The actor Jean-Pierre Leaud, the child star of Truffaut's breakthrough '400 Blows' and who plays the protagonist Claude in 'Deux Anglaises et le Continent' symbolises the flawed and tender charm at the heart of this 1971 film. Leaud can't act. Nevertheless, by dint of his solemn Gallic charm and beauty, there is something deeply moving about this turn-of-the- century cross-Channel menage-a-trois.
The story is an adaptation of a novel by Truffaut's beloved author Henri Pierre Roche who also wrote the novel which inspired 'Jules et Jim'. 'Deux Anglaises et le Continent' is written in diary form from the points of view of three characters, Anne, Muriel and Claude who make up the narrative's central love triangle. The story is basically one of thwarted love. Both English sisters develop strong feelings for their French 'brother' Claude, which eventually turns into destructive sexual passion. As such, the film is an inversion of 'Jules et Jim', which was a comic celebration of love between two close male friends and one girl. Stories of doomed love appealed to Truffaut.

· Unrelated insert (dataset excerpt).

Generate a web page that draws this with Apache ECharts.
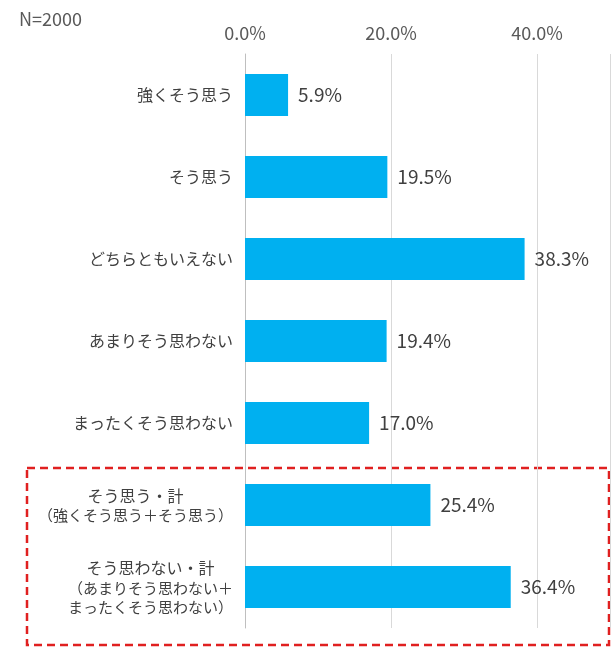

When it appeared in cinemas, the film was a critical and commercial flop. In '71 society was in the grip of sexual liberation, and here was Truffaut, who had reflected the zeitgeist so perfectly six years earlier with a whimsical celebration of liberated passion in 'Jules et Jim' serving up a period piece more reminiscent of the buttoned-up prudery of a Bronte novel.
There are many things wrong with the film. There is an odd tension between the acceptance of Claude's promiscuity as a French fait accompli on the one hand, and the sisters' chaste Victorian values on the other. The film also contains anachronisms throughout which it's fun to spot, including modern electricity pylons. The first half of the film is set in Wales but you can tell it was filmed in Normandy (Truffaut didn't want to travel to a non-French speaking location.) There are several scenes in English in which the dialogue makes you squirm. And, in my opinion, it was an error of judgement on the film maker's part to record the voice-over narration himself in such a hasty, lacklustre tone.

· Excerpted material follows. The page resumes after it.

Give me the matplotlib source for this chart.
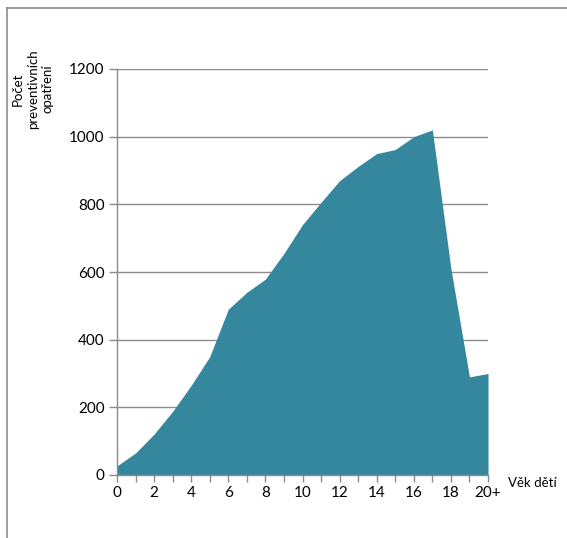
import matplotlib
matplotlib.use('Agg')
import matplotlib.pyplot as plt
from matplotlib.lines import Line2D
import numpy as np

plt.rcParams['font.family'] = ['Lato', 'DejaVu Sans']

# počet preventivních opatření podle věku dítěte
ages = list(range(21))
counts = [27, 65, 121, 188, 265, 350, 490, 540, 579, 655, 740, 806,
          870, 912, 950, 962, 1000, 1020, 610, 290, 300]
tick_pos = list(range(0, 21, 2))
tick_labels = ['0', '2', '4', '6', '8', '10', '12', '14', '16', '18', '20+']
y_ticks = [0, 200, 400, 600, 800, 1000, 1200]

fill_color = '#34879C'
grid_color = '#8C8C8C'

fig = plt.figure(figsize=(5.67, 5.38), dpi=100)
ax = fig.add_axes([117 / 567, 1 - 475 / 538, 371 / 567, 406 / 538])

ax.fill_between(ages, counts, 0, color=fill_color, linewidth=0, zorder=3)

ax.set_xlim(0, 20)
ax.set_ylim(0, 1200)
ax.set_xticks(ages, minor=True)
ax.set_xticks(tick_pos)
ax.set_xticklabels(tick_labels, fontsize=11)
ax.set_yticks(y_ticks)
ax.set_yticklabels([str(v) for v in y_ticks], fontsize=11)
ax.tick_params(axis='x', which='both', length=5, color=grid_color, width=1, pad=3)
ax.tick_params(axis='y', length=6, color=grid_color, width=1, pad=3)

ax.grid(True, axis='y', color=grid_color, linewidth=1, zorder=1)
ax.set_axisbelow(True)
for side in ['top', 'right']:
    ax.spines[side].set_visible(False)
for side in ['left', 'bottom']:
    ax.spines[side].set_color(grid_color)
    ax.spines[side].set_linewidth(1)
    ax.spines[side].set_zorder(4)

fig.text(33 / 567, 1 - 89 / 538, 'Počet\npreventivních\nopatření', rotation=90,
         ha='center', va='center', fontsize=9.5, multialignment='center',
         linespacing=1.3)
fig.text(508 / 567, 1 - 483 / 538, 'Věk dětí', ha='left', va='center', fontsize=9.5)

# rámeček grafu
fig.add_artist(Line2D([7 / 567, 1], [1 - 8 / 538, 1 - 8 / 538],
                      transform=fig.transFigure, color='#8C8C8C', linewidth=1.2))
fig.add_artist(Line2D([7 / 567, 7 / 567], [0, 1 - 8 / 538],
                      transform=fig.transFigure, color='#8C8C8C', linewidth=1.2))

fig.savefig('out.png', dpi=100)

And yet, and yet... There is something moving and wonderful at the heart of this film because it is naive. When it was made, society had moved on and women were taking the pill and changing history; the last thing it wanted was a pastel mood-piece about two thirty year-old virgins. But there is an innocence at the film's heart which is not sentimental but you could call it very male. On the one side you have Leaud's truly shocking moments of ham acting, stilted dialogue, unbelievable period settings and a generally plodding tone, but in the balance these are outweighed by the beauty of the cinematography, the fine performances from Kika Markham and Stacey Tendeter, the music, and Truffaut's genuine feeling for the intricacies of love in all its colours.